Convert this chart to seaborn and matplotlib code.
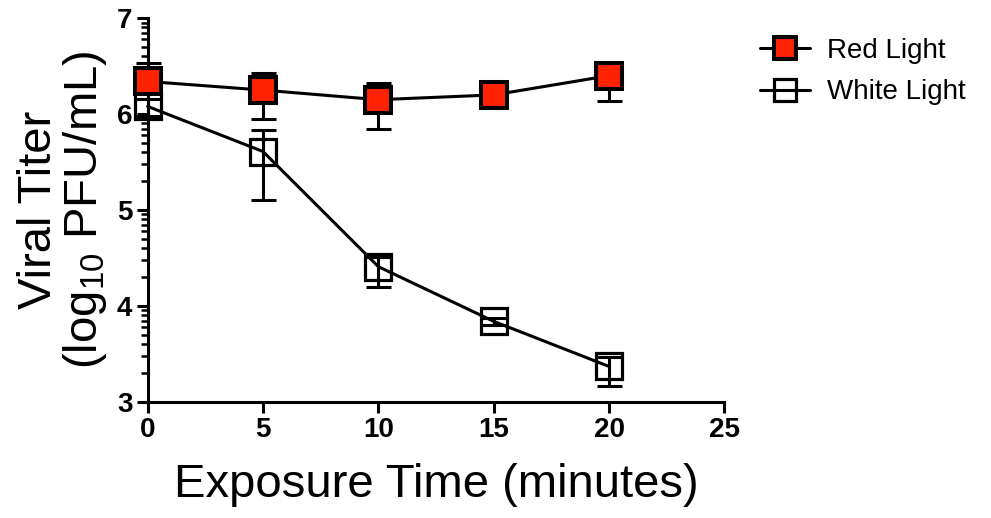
import numpy as np
import pandas as pd
import matplotlib
matplotlib.use('Agg')
import matplotlib.pyplot as plt
from matplotlib.lines import Line2D
import seaborn as sns

# data
time = [0, 5, 10, 15, 20]
red_mean = [6.34, 6.25, 6.15, 6.20, 6.40]
red_err_low = [0.10, 0.30, 0.31, 0.04, 0.26]
red_err_high = [0.19, 0.18, 0.17, 0.04, 0.10]
white_mean = [6.08, 5.61, 4.41, 3.84, 3.37]
white_err_low = [0.10, 0.51, 0.21, 0.04, 0.20]
white_err_high = [0.08, 0.22, 0.10, 0.04, 0.10]
series_names = ['Red Light', 'White Light']
x_ticks = [0, 5, 10, 15, 20, 25]
y_ticks = [3, 4, 5, 6, 7]

sns.set_theme(style='ticks')
plt.rcParams['font.family'] = ['Liberation Sans', 'DejaVu Sans']
plt.rcParams['mathtext.default'] = 'regular'
plt.rcParams['text.color'] = 'black'

df = pd.DataFrame({
    'time': time * 2,
    'titer': red_mean + white_mean,
    'light': [series_names[0]] * len(time) + [series_names[1]] * len(time),
})

fig = plt.figure(figsize=(9.91, 5.18), dpi=100)
ax = fig.add_axes([0.149, 0.224, 0.582, 0.741])

red_color = '#FF2200'
lw = 2.2
ms = 19
mew = 2.3

# error bars first so markers sit on top
ax.errorbar(time, red_mean, yerr=[red_err_low, red_err_high], fmt='none',
            ecolor='black', elinewidth=lw, capsize=9, capthick=lw, zorder=2, clip_on=False)
ax.errorbar(time, white_mean, yerr=[white_err_low, white_err_high], fmt='none',
            ecolor='black', elinewidth=lw, capsize=9, capthick=lw, zorder=2, clip_on=False)

sns.lineplot(data=df[df['light'] == series_names[1]], x='time', y='titer', ax=ax,
             color='black', marker='s', markersize=ms, markerfacecolor='none',
             markeredgecolor='black', markeredgewidth=mew, linewidth=lw,
             legend=False, zorder=3, clip_on=False)
sns.lineplot(data=df[df['light'] == series_names[0]], x='time', y='titer', ax=ax,
             color='black', marker='s', markersize=ms, markerfacecolor=red_color,
             markeredgecolor='black', markeredgewidth=mew + 0.6, linewidth=lw,
             legend=False, zorder=4, clip_on=False)

ax.set_xlim(0, 25)
ax.set_ylim(3, 7)
ax.set_xticks(x_ticks)
ax.set_yticks(y_ticks)
# log-style minor ticks inside each unit, like the original
minor = [n + np.log10(k) for n in range(3, 7) for k in range(2, 10)]
ax.set_yticks(minor, minor=True)

for side in ['top', 'right']:
    ax.spines[side].set_visible(False)
for side in ['left', 'bottom']:
    ax.spines[side].set_linewidth(lw)
    ax.spines[side].set_color('black')

ax.tick_params(axis='both', which='major', direction='out', length=8, width=lw,
               labelsize=20, colors='black', pad=3)
ax.tick_params(axis='y', which='minor', direction='out', length=5, width=1.8, colors='black')
for lab in ax.get_xticklabels() + ax.get_yticklabels():
    lab.set_fontweight('bold')

ax.set_xlabel('Exposure Time (minutes)', fontsize=34, labelpad=14, color='black')
ax.set_ylabel('Viral Titer\n(log$_{10}$ PFU/mL)', fontsize=34, labelpad=6,
              color='black', linespacing=1.0)

handles = [
    Line2D([], [], color='black', linewidth=lw, marker='s', markersize=16,
           markerfacecolor=red_color, markeredgecolor='black', markeredgewidth=mew + 0.6),
    Line2D([], [], color='black', linewidth=lw, marker='s', markersize=16,
           markerfacecolor='none', markeredgecolor='black', markeredgewidth=mew),
]
leg = fig.legend(handles, series_names, loc='upper left', bbox_to_anchor=(0.742, 0.975),
                 frameon=False, fontsize=20, handlelength=1.8, handletextpad=0.6,
                 labelspacing=0.55)
for t in leg.get_texts():
    t.set_color('black')

fig.savefig('out.png', dpi=100)
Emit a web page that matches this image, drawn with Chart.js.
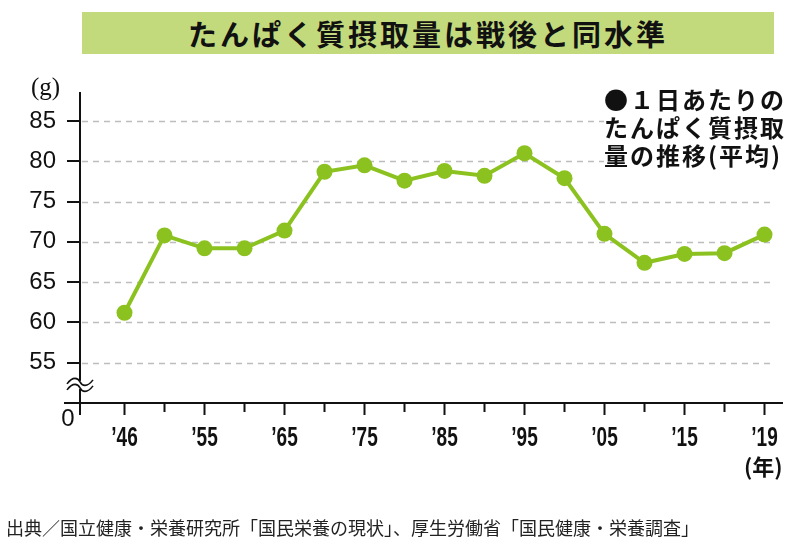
<!DOCTYPE html>
<html><head><meta charset="utf-8">
<script src="https://cdn.jsdelivr.net/npm/chart.js@4/dist/chart.umd.min.js"></script>
<style>
html,body{margin:0;padding:0;background:#fff;}
#wrap{position:relative;width:800px;height:554px;overflow:hidden;font-family:"Noto Sans CJK JP","Noto Sans",sans-serif;color:#111;}
#c{position:absolute;left:0;top:0;}
#title{position:absolute;left:82px;top:12px;width:692px;height:42px;background:#c3da7c;text-align:center;font-weight:bold;font-size:29px;line-height:42px;letter-spacing:3px;color:#111;}
#legend{position:absolute;left:604px;top:85px;width:196px;background:#fff;font-weight:bold;font-size:24px;line-height:28px;letter-spacing:2px;color:#111;white-space:nowrap;}
#unit{position:absolute;left:31px;top:73px;font-family:"Liberation Serif","Times New Roman",serif;font-size:25px;line-height:28px;color:#111;}
#year{position:absolute;left:744px;top:451px;font-weight:bold;font-size:22px;line-height:28px;color:#111;}
#src{position:absolute;left:6px;top:515px;font-size:18px;line-height:24px;color:#222;white-space:nowrap;}
</style></head>
<body>
<div id="wrap">
<canvas id="c" width="800" height="554"></canvas>
<div id="title">たんぱく質摂取量は戦後と同水準</div>
<div id="legend">●１日あたりの<br>たんぱく質摂取<br>量の推移(平均)</div>
<div id="unit">(g)</div>
<div id="year">(年)</div>
<div id="src">出典／国立健康・栄養研究所「国民栄養の現状」、厚生労働省「国民健康・栄養調査」</div>
</div>
<script>
const categories = ["’46","’50","’55","’60","’65","’70","’75","’80","’85","’90","’95","’00","’05","’10","’15","’17","’19"];
const protein = [61.2,70.8,69.2,69.2,71.4,78.7,79.5,77.6,78.8,78.2,81.0,77.9,71.0,67.4,68.5,68.6,70.9];
const labeledCategories = ["’46","’55","’65","’75","’85","’95","’05","’15","’19"];
const yTicks = [55,60,65,70,75,80,85];
const yBase = 50;      // axis break: shown as "0"
const yBaseLabel = "0";

const points = protein.map((v,i)=>({x:i,y:v}));

const axesPlugin = {
  id:'axesPlugin',
  beforeDatasetsDraw(chart){
    const ctx = chart.ctx, xs = chart.scales.x, ys = chart.scales.y, ca = chart.chartArea;
    ctx.save();
    // dashed grid
    ctx.strokeStyle = '#bdbdbd'; ctx.lineWidth = 1.5; ctx.setLineDash([6,5]);
    yTicks.forEach(t=>{
      const y = Math.round(ys.getPixelForValue(t))+0.5;
      ctx.beginPath(); ctx.moveTo(ca.left+2, y); ctx.lineTo(ca.right-8, y); ctx.stroke();
    });
    ctx.setLineDash([]);
    ctx.strokeStyle = '#111'; ctx.lineWidth = 2;
    // y ticks
    yTicks.forEach(t=>{
      const y = Math.round(ys.getPixelForValue(t));
      ctx.beginPath(); ctx.moveTo(ca.left-13, y); ctx.lineTo(ca.left, y); ctx.stroke();
    });
    // x axis
    const yb = ys.getPixelForValue(yBase);
    ctx.beginPath(); ctx.moveTo(ca.left-16, yb); ctx.lineTo(ca.right, yb); ctx.stroke();
    // y axis
    ctx.beginPath(); ctx.moveTo(ca.left, ca.top); ctx.lineTo(ca.left, yb+12); ctx.stroke();
    // x ticks
    categories.forEach((c,i)=>{
      const x = xs.getPixelForValue(i);
      const len = labeledCategories.includes(c) ? 12 : 9;
      ctx.beginPath(); ctx.moveTo(x, yb); ctx.lineTo(x, yb+len); ctx.stroke();
    });
    // x labels (condensed)
    ctx.fillStyle = '#111';
    ctx.font = 'bold 28px "Liberation Sans", Arial, sans-serif';
    ctx.textAlign = 'center'; ctx.textBaseline = 'middle';
    categories.forEach((c,i)=>{
      if(!labeledCategories.includes(c)) return;
      const x = xs.getPixelForValue(i);
      ctx.save();
      ctx.translate(x, yb+35);
      ctx.scale(0.68, 1);
      ctx.fillText(c, 0, 0);
      ctx.restore();
    });
    // axis break
    const yk = (ys.getPixelForValue(55)+yb)/2 + 2;
    const x0 = ca.left;
    ctx.fillStyle = '#fff';
    ctx.fillRect(x0-3, yk-4, 6, 8);
    ctx.lineWidth = 1.6;
    [-3, 3].forEach(d=>{
      ctx.beginPath();
      ctx.moveTo(x0-13, yk+d+2);
      ctx.bezierCurveTo(x0-7, yk+d-6, x0-2, yk+d-4, x0, yk+d);
      ctx.bezierCurveTo(x0+2, yk+d+4, x0+7, yk+d+6, x0+13, yk+d-2);
      ctx.stroke();
    });
    // "0" label
    ctx.fillStyle = '#111';
    ctx.font = '24px "Liberation Sans", Arial, sans-serif';
    ctx.textAlign = 'center'; ctx.textBaseline = 'middle';
    ctx.fillText(yBaseLabel, ca.left-12, yb+16);
    ctx.restore();
  }
};

new Chart(document.getElementById('c'), {
  type:'line',
  data:{datasets:[{
    data: points,
    borderColor:'#8cc220',
    backgroundColor:'#8cc220',
    borderWidth:4,
    pointRadius:8,
    pointHoverRadius:8,
    pointBorderWidth:0,
    tension:0
  }]},
  options:{
    responsive:false,
    animation:false,
    events:[],
    layout:{padding:{top:92,right:17,bottom:0,left:0}},
    plugins:{legend:{display:false},tooltip:{enabled:false},title:{display:false}},
    scales:{
      x:{
        type:'linear', min:-1.1125, max:16.4625,
        afterBuildTicks(s){ s.ticks = categories.map((c,i)=>({value:i})); },
        afterFit(s){ s.height = 151; },
        grid:{display:false, drawTicks:false},
        border:{display:false},
        ticks:{display:false}
      },
      y:{
        min:yBase, max:88.6,
        afterBuildTicks(s){ s.ticks = yTicks.map(v=>({value:v})); },
        afterFit(s){ s.width = 80; },
        grid:{display:false, drawTicks:false},
        border:{display:false},
        ticks:{padding:24, color:'#111', font:{family:'"Liberation Sans",Arial,sans-serif', size:24}}
      }
    }
  },
  plugins:[axesPlugin]
});
</script>
</body></html>
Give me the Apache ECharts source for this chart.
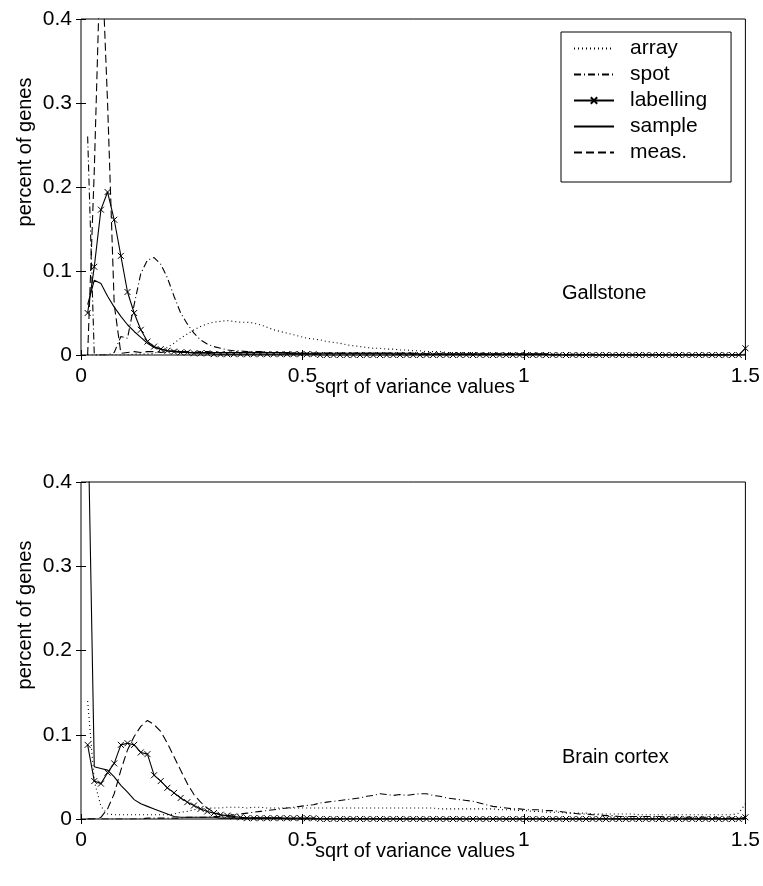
<!DOCTYPE html>
<html><head><meta charset="utf-8">
<script src="https://cdn.jsdelivr.net/npm/echarts@6/dist/echarts.min.js"></script>
<style>html,body{margin:0;padding:0;background:#fff}#c{width:763px;height:886px}</style>
</head><body><div id="c"></div>
<script>
// x positions of the histogram bins
const xGrid = [
0.015,0.03,0.045,0.06,0.075,0.09,0.105,0.12,0.135,0.15,
0.165,0.18,0.195,0.21,0.225,0.24,0.255,0.27,0.285,0.3,
0.315,0.33,0.345,0.36,0.375,0.39,0.405,0.42,0.435,0.45,
0.465,0.48,0.495,0.51,0.525,0.54,0.555,0.57,0.585,0.6,
0.615,0.63,0.645,0.66,0.675,0.69,0.705,0.72,0.735,0.75,
0.765,0.78,0.795,0.81,0.825,0.84,0.855,0.87,0.885,0.9,
0.915,0.93,0.945,0.96,0.975,0.99,1.005,1.02,1.035,1.05,
1.065,1.08,1.095,1.11,1.125,1.14,1.155,1.17,1.185,1.2,
1.215,1.23,1.245,1.26,1.275,1.29,1.305,1.32,1.335,1.35,
1.365,1.38,1.395,1.41,1.425,1.44,1.455,1.47,1.485,1.5];

const seriesNames = ['array','spot','labelling','sample','meas.'];
const panelTitles = ['Gallstone', 'Brain cortex'];
const xTitle = 'sqrt of variance values';
const yTitle = 'percent of genes';

// ---- Gallstone ----
const gallArray = [
0,0,0,0,0,0,0,0.001,0.001,0.001,
0.002,0.005,0.009,0.014,0.020,0.025,0.030,0.034,0.037,0.039,
0.040,0.041,0.040,0.039,0.039,0.038,0.036,0.033,0.030,0.028,
0.026,0.024,0.022,0.020,0.019,0.018,0.016,0.015,0.014,0.012,
0.011,0.010,0.009,0.008,0.008,0.007,0.007,0.006,0.006,0.005,
0.005,0.004,0.004,0.004,0.003,0.003,0.003,0.003,0.003,0.002,
0.002,0.002,0.002,0.002,0.002,0.001,0.001,0.001,0.001,0.001,
0.001,0.001,0.001,0.001,0.001,0.001,0.001,0,0,0,
0,0,0,0,0,0,0,0,0,0,
0,0,0,0,0,0,0,0,0,0.001];
const gallSpot = [
0.260,0,0,0,0.003,0.022,0.020,0.060,0.097,0.113,
0.116,0.108,0.092,0.070,0.050,0.037,0.026,0.018,0.013,0.010,
0.008,0.006,0.005,0.005,0.004,0.004,0.004,0.003,0.003,0.003,
0.003,0.003,0.002,0.002,0.002,0.002,0.002,0.002,0.002,0.002,
0.002,0.002,0.002,0.002,0.002,0.002,0.001,0.001,0.001,0.001,
0.001,0.001,0.001,0.001,0.001,0.001,0.001,0.001,0.001,0.001,
0.001,0.001,0.001,0.001,0.001,0.001,0.001,0.001,0.001,0.001,
0,0,0,0,0,0,0,0,0,0,
0,0,0,0,0,0,0,0,0,0,
0,0,0,0,0,0,0,0,0,0];
const gallLabel = [
0.050,0.105,0.173,0.194,0.161,0.118,0.075,0.050,0.030,0.016,
0.010,0.007,0.005,0.004,0.003,0.003,0.002,0.002,0.002,0.001,
0.001,0.001,0.001,0.001,0.001,0.001,0.001,0.001,0.001,0.001,
0.001,0.001,0.001,0.001,0.001,0,0,0,0,0,
0,0,0,0,0,0,0,0,0,0,
0,0,0,0,0,0,0,0,0,0,
0,0,0,0,0,0,0,0,0,0,
0,0,0,0,0,0,0,0,0,0,
0,0,0,0,0,0,0,0,0,0,
0,0,0,0,0,0,0,0,0,0.008];
const gallSample = [
0.060,0.089,0.085,0.070,0.057,0.046,0.036,0.028,0.021,0.014,
0.009,0.007,0.005,0.004,0.004,0.003,0.003,0.003,0.003,0.003,
0.003,0.003,0.003,0.003,0.003,0.003,0.003,0.003,0.003,0.003,
0.002,0.002,0.002,0.002,0.002,0.002,0.002,0.002,0.002,0.002,
0.002,0.002,0.002,0.002,0.002,0.002,0.002,0.002,0.002,0.002,
0.001,0.001,0.001,0.001,0.001,0.001,0.001,0.001,0.001,0.001,
0.001,0.001,0.001,0.001,0.001,0.001,0.001,0.001,0.001,0.001,
0,0,0,0,0,0,0,0,0,0,
0,0,0,0,0,0,0,0,0,0,
0,0,0,0,0,0,0,0,0,0];
const gallMeas = [
0,0.220,0.500,0.300,0.060,0.002,0.003,0.004,0.003,0.004,
0.004,0.003,0.004,0.005,0.004,0.004,0.003,0.004,0.004,0.003,
0.003,0.003,0.003,0.003,0.003,0.003,0.003,0.003,0.003,0.003,
0.002,0.002,0.002,0.002,0.002,0.002,0.002,0.002,0.002,0.002,
0.002,0.002,0.002,0.002,0.002,0.002,0.002,0.002,0.002,0.002,
0.001,0.001,0.001,0.001,0.001,0.001,0.001,0.001,0.001,0.001,
0.001,0.001,0.001,0.001,0.001,0.001,0.001,0.001,0.001,0.001,
0,0,0,0,0,0,0,0,0,0,
0,0,0,0,0,0,0,0,0,0,
0,0,0,0,0,0,0,0,0,0];

// ---- Brain cortex ----
const brainArray = [
0.140,0.045,0.015,0.006,0.005,0.005,0.005,0.005,0.005,0.005,
0.005,0.005,0.005,0.006,0.008,0.009,0.011,0.012,0.013,0.013,
0.013,0.014,0.014,0.014,0.013,0.014,0.014,0.013,0.013,0.013,
0.013,0.013,0.013,0.013,0.013,0.013,0.013,0.013,0.013,0.013,
0.013,0.013,0.013,0.013,0.013,0.013,0.013,0.013,0.013,0.013,
0.013,0.013,0.013,0.012,0.012,0.012,0.012,0.012,0.012,0.012,
0.012,0.012,0.011,0.011,0.011,0.010,0.010,0.009,0.009,0.008,
0.008,0.008,0.007,0.007,0.007,0.007,0.006,0.006,0.006,0.006,
0.006,0.006,0.006,0.005,0.005,0.005,0.005,0.005,0.005,0.005,
0.005,0.005,0.005,0.005,0.005,0.005,0.005,0.005,0.007,0.018];
const brainSpot = [
0,0,0,0,0,0,0,0,0,0.001,
0.001,0.001,0.001,0.001,0.001,0.002,0.002,0.002,0.002,0.003,
0.003,0.004,0.005,0.006,0.007,0.008,0.009,0.010,0.011,0.012,
0.013,0.014,0.015,0.016,0.017,0.019,0.020,0.021,0.022,0.023,
0.024,0.025,0.027,0.028,0.030,0.029,0.028,0.029,0.028,0.029,
0.030,0.030,0.028,0.027,0.025,0.024,0.023,0.022,0.021,0.019,
0.017,0.015,0.014,0.013,0.012,0.012,0.011,0.011,0.011,0.010,
0.010,0.009,0.008,0.007,0.006,0.006,0.005,0.005,0.004,0.004,
0.003,0.003,0.003,0.003,0.003,0.003,0.003,0.002,0.002,0.002,
0.002,0.002,0.002,0.002,0.002,0.001,0.001,0.001,0.001,0.001];
const brainLabel = [
0.088,0.045,0.042,0.055,0.066,0.088,0.090,0.088,0.079,0.077,
0.052,0.045,0.037,0.031,0.025,0.020,0.016,0.012,0.009,0.007,
0.005,0.004,0.003,0.002,0.001,0.001,0.001,0.001,0.001,0.001,
0.001,0.001,0.001,0.001,0.001,0,0,0,0,0,
0,0,0,0,0,0,0,0,0,0,
0,0,0,0,0,0,0,0,0,0,
0,0,0,0,0,0,0,0,0,0,
0,0,0,0,0,0,0,0,0,0,
0,0,0,0,0,0,0,0,0,0,
0,0,0,0,0,0,0,0,0,0.002];
const brainSample = [
0.500,0.062,0.060,0.058,0.050,0.040,0.032,0.023,0.018,0.015,
0.012,0.009,0.006,0.003,0.002,0.002,0.002,0.002,0.002,0.002,
0.001,0.001,0.001,0.001,0.001,0.001,0.001,0.001,0.001,0.001,
0,0,0,0,0,0,0,0,0,0,
0,0,0,0,0,0,0,0,0,0,
0,0,0,0,0,0,0,0,0,0,
0,0,0,0,0,0,0,0,0,0,
0,0,0,0,0,0,0,0,0,0,
0,0,0,0,0,0,0,0,0,0,
0,0,0,0,0,0,0,0,0,0];
const brainMeas = [
0,0,0.002,0.012,0.030,0.058,0.082,0.098,0.110,0.117,
0.112,0.104,0.090,0.074,0.058,0.042,0.029,0.020,0.013,0.008,
0.005,0.003,0.002,0.001,0.001,0.001,0.001,0.001,0.001,0.001,
0,0,0,0,0,0,0,0,0,0,
0,0,0,0,0,0,0,0,0,0,
0,0,0,0,0,0,0,0,0,0,
0,0,0,0,0,0,0,0,0,0,
0,0,0,0,0,0,0,0,0,0,
0,0,0,0,0,0,0,0,0,0,
0,0,0,0,0,0,0,0,0,0];

const panels = [
  [gallArray, gallSpot, gallLabel, gallSample, gallMeas],
  [brainArray, brainSpot, brainLabel, brainSample, brainMeas]
];

const FONT = '"Liberation Sans", Arial, sans-serif';
const FS = 21;
const fmt = v => String(parseFloat(Number(v).toFixed(3)));

const lineTypes = [[1,3],[7,3,1,3],'solid','solid',[8,4]];
const xSym = 'path://M0,0L10,10M10,0L0,10';

const grids = [
  {left:81, top:19, width:669, height:336},
  {left:81, top:482, width:669, height:337}
].map(g => Object.assign({show:true, borderColor:'#000', borderWidth:1, backgroundColor:'#fff'}, g));

const xAxes = [], yAxes = [];
[0,1].forEach(gi => {
  ['bottom','top'].forEach((pos, k) => {
    xAxes.push({gridIndex:gi, type:'value', min:0, max:1.5, interval:0.5, position:pos,
      axisLine:{show:false}, splitLine:{show:false},
      axisTick:{show:true, inside:true, length:5, lineStyle:{color:'#000', width:1}},
      axisLabel:{show:k===0, margin:11, color:'#000', fontSize:FS, fontFamily:FONT, formatter:fmt}
    });
  });
  ['left','right'].forEach((pos, k) => {
    yAxes.push({gridIndex:gi, type:'value', min:0, max:0.4, interval:0.1, position:pos,
      axisLine:{show:false}, splitLine:{show:false},
      axisTick:{show:true, inside:true, length:5, lineStyle:{color:'#000', width:1}},
      axisLabel:{show:k===0, margin:9, color:'#000', fontSize:FS, fontFamily:FONT, formatter:fmt}
    });
  });
});

const series = [];
panels.forEach((arrs, pi) => {
  arrs.forEach((arr, si) => {
    const isLab = si === 2;
    series.push({
      name: seriesNames[si], type:'line',
      xAxisIndex: pi*2, yAxisIndex: pi*2,
      data: xGrid.map((x,i) => [x, arr[i]]),
      symbol: isLab ? xSym : 'none', symbolSize: 6, showAllSymbol: true, symbolKeepAspect: true,
      itemStyle: {color:'#000', borderColor:'#000', borderWidth: isLab ? 1 : 0},
      lineStyle: {color:'#000', width:1.1, type: lineTypes[si]},
      clip: true, animation:false, z: 3
    });
  });
});

const graphic = [];
[[25,152],[25,615]].forEach(([x,y]) => graphic.push({type:'text', x:x, y:y, rotation:Math.PI/2,
  style:{text:yTitle, font:'20px '+FONT, fill:'#000', align:'center', verticalAlign:'middle'}}));
[[415,387],[415,851]].forEach(([x,y]) => graphic.push({type:'text', x:x, y:y,
  style:{text:xTitle, font:'20px '+FONT, fill:'#000', align:'center', verticalAlign:'middle'}}));
[[562,293],[562,757]].forEach(([x,y],i) => graphic.push({type:'text', x:x, y:y, z:10,
  style:{text:panelTitles[i], font:'20px '+FONT, fill:'#000', align:'left', verticalAlign:'middle'}}));

const legendData = seriesNames.map((n, i) => i === 2
  ? {name:n}
  : {name:n, itemStyle:{opacity:0}});

const chart = echarts.init(document.getElementById('c'), null, {renderer:'canvas'});
chart.setOption({
  animation:false,
  backgroundColor:'#fff',
  grid: grids,
  xAxis: xAxes,
  yAxis: yAxes,
  legend: {
    data: legendData, orient:'vertical', left:561, top:32,
    backgroundColor:'#fff', borderColor:'#000', borderWidth:1,
    padding:[6, 24, 19, 12], itemGap:5, itemWidth:40, itemHeight:8,
    textStyle:{fontSize:FS, fontFamily:FONT, color:'#000', padding:[0,0,0,11]},
    selectedMode:false
  },
  series: series,
  graphic: graphic
});
</script></body></html>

REQUIREMENT — Only the lines between the line with "Give me the" and the line with "const yTitle = 'percent of genes';", inclusive, should be reproduced, exactly as written and without pictures.

WRITTEN REPLY —
Give me the Apache ECharts source for this chart.
<!DOCTYPE html>
<html><head><meta charset="utf-8">
<script src="https://cdn.jsdelivr.net/npm/echarts@6/dist/echarts.min.js"></script>
<style>html,body{margin:0;padding:0;background:#fff}#c{width:763px;height:886px}</style>
</head><body><div id="c"></div>
<script>
// x positions of the histogram bins
const xGrid = [
0.015,0.03,0.045,0.06,0.075,0.09,0.105,0.12,0.135,0.15,
0.165,0.18,0.195,0.21,0.225,0.24,0.255,0.27,0.285,0.3,
0.315,0.33,0.345,0.36,0.375,0.39,0.405,0.42,0.435,0.45,
0.465,0.48,0.495,0.51,0.525,0.54,0.555,0.57,0.585,0.6,
0.615,0.63,0.645,0.66,0.675,0.69,0.705,0.72,0.735,0.75,
0.765,0.78,0.795,0.81,0.825,0.84,0.855,0.87,0.885,0.9,
0.915,0.93,0.945,0.96,0.975,0.99,1.005,1.02,1.035,1.05,
1.065,1.08,1.095,1.11,1.125,1.14,1.155,1.17,1.185,1.2,
1.215,1.23,1.245,1.26,1.275,1.29,1.305,1.32,1.335,1.35,
1.365,1.38,1.395,1.41,1.425,1.44,1.455,1.47,1.485,1.5];

const seriesNames = ['array','spot','labelling','sample','meas.'];
const panelTitles = ['Gallstone', 'Brain cortex'];
const xTitle = 'sqrt of variance values';
const yTitle = 'percent of genes';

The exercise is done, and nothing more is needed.